Eighth grade graduation was much the same. Boys and girls alike bawled and cried at the graduation dance, well aware that our power position was about to be gerrymandered away, and therefore who knew who would be our friends next year… in high school. And then there was the goodbye in Italy. Me, 19, my back pack and Eurail pass in hand as my train is pulling away, JB and Christina (and some other now forgotten) best friends from the past five months (undying friendships start quickly at 19) running with the train on the platform, crying uncontrollably. I myself was not crying, but just looked on in blank fascination at the girls as they retreated, one teary and uncontrolled mess trying to keep up with the train as it pulled away from Stazione Firenze. At the time, I suppose I figured I’d see them back in the States, or be back in Italy in two years when we graduated and got those travel grants. We all assumed we’d get back there again. I have not been to Italy since.

People say that once they experience a parent’s death, they’re never the same. The day of my dad’s wake was a goodbye of an entirely different order. Grasping the fact of death may be unfathomable for a mere mortal, but there, as I stood for eight hours next to his open casket, the fact was in my face: this was the last time I’d see my father. Over those eight hours, I must have said goodbye every fifteen minutes.

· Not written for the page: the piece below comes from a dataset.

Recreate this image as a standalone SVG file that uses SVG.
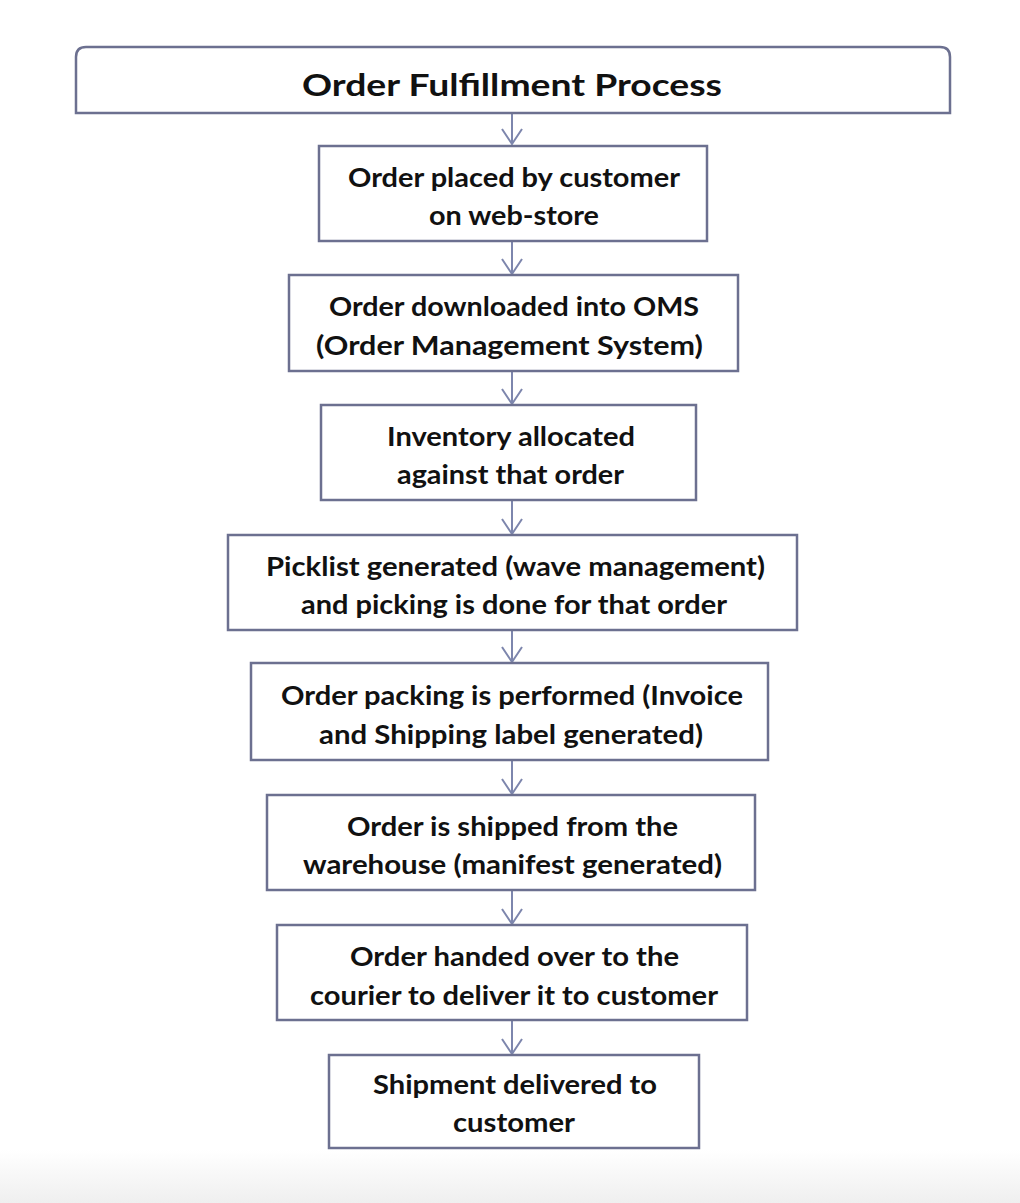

As we get older our break ups get more intense precisely because life has shown us that goodbyes are often of a certain permanence. There is no going back, no matter what one’s intentions are. Of course, break ups are not deaths, but they are deaths of a kind. They are emotional goodbyes, ones that we often try to control in a variety of outlandish ways: sending near funereal bouquets of flowers, crafting the most poetic or well structured email or, better yet, drafting an analog letter so well put and fail-safe it rivals a legal brief. Such actions aim to redirect the sinking ship to new, safe waters. However—and not that I know anything about this— with every effort, it may even push fate along. All of this is why break ups are a good source of comedy and death is, well, not so much. Man and his efforts to defeat Fate is always funny.

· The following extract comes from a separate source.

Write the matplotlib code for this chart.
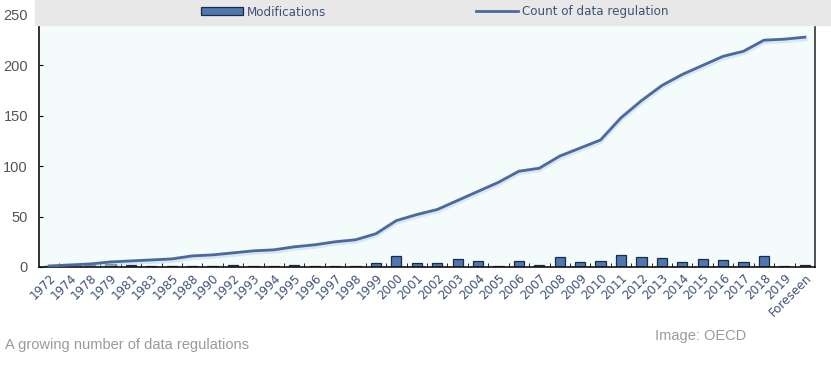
import matplotlib
matplotlib.use('Agg')
import matplotlib.pyplot as plt
from matplotlib.patches import Rectangle
import numpy as np

plt.rcParams['font.family'] = ['Liberation Sans', 'DejaVu Sans']

# data
years = ['1972', '1974', '1978', '1979', '1981', '1983', '1985', '1988', '1990',
         '1992', '1993', '1994', '1995', '1996', '1997', '1998', '1999', '2000',
         '2001', '2002', '2003', '2004', '2005', '2006', '2007', '2008', '2009',
         '2010', '2011', '2012', '2013', '2014', '2015', '2016', '2017', '2018',
         '2019', 'Foreseen']
count = [1, 2, 3, 5, 6, 7, 8, 11, 12, 14, 16, 17, 20, 22, 25, 27, 33, 46,
         52, 57, 66, 75, 84, 95, 98, 110, 118, 126, 148, 165, 180, 191, 200,
         209, 214, 225, 226, 228]
modifications = [1, 2, 2, 3, 2, 1, 1, 1, 1, 2, 1, 1, 2, 1, 1, 1, 4, 11,
                 4, 4, 8, 6, 1, 6, 2, 10, 5, 6, 12, 10, 9, 5, 8, 7, 5, 11,
                 1, 2]

x = np.arange(len(years))

fig = plt.figure(figsize=(8.31, 3.69), dpi=100)
ax = fig.add_axes([39/831, 1 - 267/369, (815 - 39)/831, (267 - 15)/369])
ax.set_facecolor('#f3fcfb')

bars = ax.bar(x, modifications, width=0.5, color='#4d77b0', edgecolor='#1d2b45',
              linewidth=0.9, label='Modifications', zorder=2)
# soft glow under the line
ax.plot(x, np.array(count) - 1.2, color='#c9d9ee', lw=4, alpha=0.6, zorder=2)
line, = ax.plot(x, count, color='#4a6a9e', lw=2, label='Count of data regulation',
                zorder=3)

ax.set_xlim(-0.5, len(years) - 0.5)
ax.set_ylim(0, 250)
ax.set_yticks([0, 50, 100, 150, 200, 250])
ax.tick_params(axis='y', direction='in', length=3, labelsize=10.5,
               labelcolor='#555555', pad=8)
ax.set_xticks(x)
ax.set_xticklabels(years, rotation=45, ha='right', rotation_mode='anchor',
                   family='DejaVu Sans', fontstretch='condensed')
ax.tick_params(axis='x', length=0, labelsize=9.5, labelcolor='#3f5277', pad=3)
ax.set_xticks(x[:-1] + 0.5, minor=True)
ax.tick_params(axis='x', which='minor', direction='in', length=3, color='black')

ax.spines['top'].set_visible(False)
for s in ['left', 'right', 'bottom']:
    ax.spines[s].set_color('#111111')
    ax.spines[s].set_linewidth(1.2)
ax.spines['right'].set_color('#333333')

# grey legend band across the top
fig.patches.append(Rectangle((35/831, 1 - 25/369), 1, 25/369,
                             transform=fig.transFigure, color='#e8e8e8', zorder=5))
leg = fig.legend([bars, line], ['Modifications', 'Count of data regulation'],
                 loc='center', bbox_to_anchor=(0.523, 1 - 12/369), ncol=2,
                 frameon=False, handlelength=3.2, handleheight=0.6,
                 columnspacing=11.3, handletextpad=0.3,
                 prop={'family': 'DejaVu Sans', 'stretch': 'condensed', 'size': 9.5})
leg.set_zorder(6)
for t in leg.get_texts():
    t.set_color('#3f5277')

fig.text(5/831, 1 - 345/369, 'A growing number of data regulations', fontsize=10.5,
         color='#9a9a9a', va='center')
fig.text(655/831, 1 - 336/369, 'Image: OECD', fontsize=10.5, color='#9a9a9a',
         va='center')

plt.savefig('out.png', dpi=100)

The end of a relationship hurts like nothing else because, among other reasons, the object of desire is still out there (alive!). Ah yes, the slow turning from something here to something there, from something present to something past, and the gut wrenching feeling of knowing that it’s happening. That door in the slanted hallway is slamming, and don’t count on it opening again, buddy boy.

Faced with all these operatic realizations, we are raw and often act a bit crazy, which is why I seem to write about break-ups like a spy novelist. Every emotional scar, every emotional high and emotional triumph comes out of hiding and are laid out in the broad daylight, stinging your eyes and causing you be nice to strangers and store clerks, your vulnerability making you drop your everyday callous behavior. During fresh moments like those I’ve even apologized to villains who deserved not apologies but public whippings. While one is experiencing the end of a relationship there’s a certain desperation for a connection, for forgiveness, for someone to tell us that this too shall pass.

Miraculously, it does all pass. But it does not always pass without damage. A friend of mine is worried that he cannot feel love anymore because maybe our bodies change—maybe it’s chemically impossible to love like we did when we were younger. I think it’s more about the bruises we acquire, and our success at healing and getting back on the horse.

But on this Blue Monday it is not a break up, as much as it is a goodbye to a very important friend as he leaves this troubled country. And like break-ups those are deep moments, ones that conjure up memories of saying goodbye to Superhero fantasies and Florentine utopias. Something may not be quite rotten in the state of Denmark, but it does sadden those of us left on the platform.